The defeat and execution of Vercingetorix (d. 46 B. C. E.), greatest of the Gallic chieftains, broke the back of rebellion in Gaul. However, Gaius Julius Caesar (100-44 B. C. E.) conducted an extensive “mop-up” operation, ensuring that he had thoroughly extinguished all pockets of persistent rebellion. This grand tour through Gaul was also intended to impress the people of that country with the might and majesty of the Roman legions, and in this Caesar was highly successful. Gaul was now securely in Roman hands and a key addition to the empire.

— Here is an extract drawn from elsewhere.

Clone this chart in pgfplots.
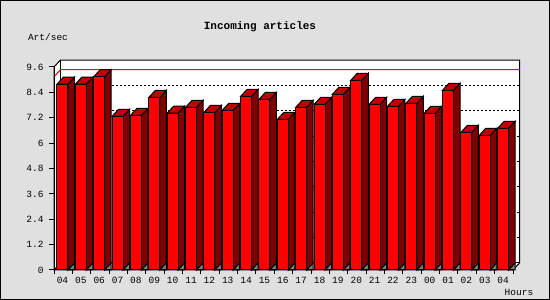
\documentclass[border=0pt]{standalone}
\usepackage{fontspec}
\setmonofont{Liberation Mono}
\usepackage{pgfplots}
\usepackage{pgfplotstable}
\pgfplotsset{compat=1.18}
\definecolor{bgcol}{RGB}{224,224,224}
\definecolor{sidered}{RGB}{128,0,0}
\definecolor{topred}{RGB}{192,0,0}
\definecolor{frontred}{RGB}{255,0,0}
\definecolor{floorgray}{RGB}{128,128,128}
\newcommand\lab{\ttfamily\fontsize{9.5}{10}\selectfont}

\pgfplotstableread{
lab v
04 8.79
05 8.79
06 9.14
07 7.27
08 7.31
09 8.16
10 7.42
11 7.69
12 7.45
13 7.55
14 8.21
15 8.07
16 7.12
17 7.69
18 7.83
19 8.31
20 8.97
21 7.83
22 7.74
23 7.88
00 7.41
01 8.50
02 6.51
03 6.37
04 6.70
}\data

\begin{document}
\begin{tikzpicture}
\fill[bgcol] (0pt,0pt) rectangle (550pt,300pt);
\draw[black,line width=1pt] (0.5pt,0.5pt) rectangle (549.5pt,299.5pt);
\begin{axis}[
  at={(54pt,30pt)}, anchor=south west,
  scale only axis, width=459pt, height=203pt,
  xmin=0, xmax=25, ymin=0, ymax=9.6,
  clip=false,
  axis on top,
  axis x line*=bottom, axis y line*=left,
  axis line style={-, line width=1pt, black},
  tick align=outside,
  major tick length=4.5pt,
  tick style={line width=1pt, black},
  xtick={0,...,25},
  xticklabels={04,05,06,07,08,09,10,11,12,13,14,15,16,17,18,19,20,21,22,23,00,01,02,03,04,{}},
  xticklabel style={xshift=8.5pt, yshift=1pt},
  yticklabel style={xshift=-2.5pt},
  ytick={0,1.2,2.4,3.6,4.8,6,7.2,8.4,9.6},
  tick label style={font=\lab},
  /pgf/number format/assume math mode=true,
]
% plot area (front, left wall, back wall)
\draw[fill=white, draw=black, line width=1pt] (axis cs:0,0) -- (axis cs:0,9.6) -- (axis cs:0.354,9.931) -- (axis cs:25.354,9.931) -- (axis cs:25.354,0.331) -- (axis cs:25,0) -- cycle;
\draw[black, line width=1pt] (axis cs:0.354,9.931) -- (axis cs:0.354,0.331) -- (axis cs:25.354,0.331);
\draw[black, line width=1pt] (axis cs:0,0) -- (axis cs:0.354,0.331);
% dotted grid on back wall
\pgfplotsinvokeforeach{1.531,2.731,3.931,5.131,6.331,7.531,8.731}{
  \draw[black, line width=1pt, dash pattern=on 2pt off 2pt] (axis cs:0.354,#1) -- (axis cs:25.354,#1);
  \draw[black, line width=1pt] (axis cs:25.354,#1) -- ++(-3pt,0pt);
}
% max line
\draw[red, line width=1pt] (axis cs:0,9.14) -- (axis cs:0.354,9.471) -- (axis cs:25.354,9.471);
% bars
\pgfplotsinvokeforeach{0,...,24}{
  \pgfplotstablegetelem{#1}{v}\of\data
  \pgfmathsetmacro{\va}{\pgfplotsretval}
  \pgfmathsetmacro{\vb}{\pgfplotsretval+0.331}
  \pgfmathsetmacro{\xa}{#1+0.163}
  \pgfmathsetmacro{\xb}{#1+0.762}
  \pgfmathsetmacro{\xc}{#1+0.163+0.354}
  \pgfmathsetmacro{\xd}{#1+0.762+0.354}
  \edef\bars{%
    \noexpand\addplot[draw=black, fill=sidered, line width=1pt] coordinates {(\xb,0) (\xb,\va) (\xd,\vb) (\xd,0.331)} -- cycle;
    \noexpand\addplot[draw=black, fill=floorgray, line width=1pt] coordinates {(\xb,0) (\xd,0.331) (\xd,0)} -- cycle;
    \noexpand\addplot[draw=black, fill=topred, line width=1pt] coordinates {(\xa,\va) (\xb,\va) (\xd,\vb) (\xc,\vb)} -- cycle;
    \noexpand\addplot[draw=black, fill=frontred, line width=1pt] coordinates {(\xa,0) (\xb,0) (\xb,\va) (\xa,\va)} -- cycle;
  }%
  \bars
}
\end{axis}
\node[font=\ttfamily\bfseries\fontsize{11}{12}\selectfont] at (260pt,273pt) {Incoming articles};
\node[font=\lab] at (48pt,263pt) {Art/sec};
\node[font=\lab] at (519pt,8pt) {Hours};
\end{tikzpicture}
\end{document}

Vercingetorix (d. c. 45 B. C. E.)
Chieftain of the Averni, one of the dominant Gallic tribes, Vercingetorix led a confederation of tribes against Rome and was defeated by Julius Caesar. Vercingetorix’s leadership presented Julius Caesar with a major crisis in Gaul. Vercingetorix was soundly defeated in an open field battle against Caesar at Noviodonum in the winter of 52 B. C. E. Now wary of direct confrontations with the Romans, Vercingetorix employed guerrilla raids and scorched-earth tactics. In March 52 B. C. E., Caesar moved quickly to eliminate one of the centers of Gallic rebellion and so laid siege to the Biturigan stronghold of Avaricum. During the siege, the Gauls effectively used fortifications, fire, and ballistics against Caesar’s two legions. Despite the Gauls’ attempts to end the siege, the Romans ultimately broke through the fortifications and slaughtered the city’s 40,000 inhabitants. Roughly a month after the defeat of Avaricum, Caesar turned his attentions to Gergovia, another center of rebellion in central Gaul and an imposing fortress situated on a steep hill. Vercingetorix, however, beat Caesar to Gergovia and, employing many of the tactics used at Avaricum, carefully prepared its defenses. Vercingetorix repulsed the Roman attacks and handed Caesar one of the rare defeats of his career. In the summer of 52 B. C. E., Caesar briefly engaged Vercingetorix’s forces near Alesia. Retreating from the Romans, Vercingetorix expelled the city’s women and children in order to make room for his 60,000 troops. Caesar’s 50,000 legionaries and Germanic cavalry laid siege to Gergovia. Caesar withstood three bloody assaults against his position by 100,000-250,000 (sources differ) Gallic troops who attempted to relieve Vercingetorix. He attempted to break out of the city but soon realized that Roman victory was inevitable. Upon surrender at Alesia, Vercingetorix was taken to Rome and executed in 46 B. C. E.
Further reading: Julius Caesar, The Gallic War, trans. Carolyn Hammond (New York: Oxford University Press, 1996).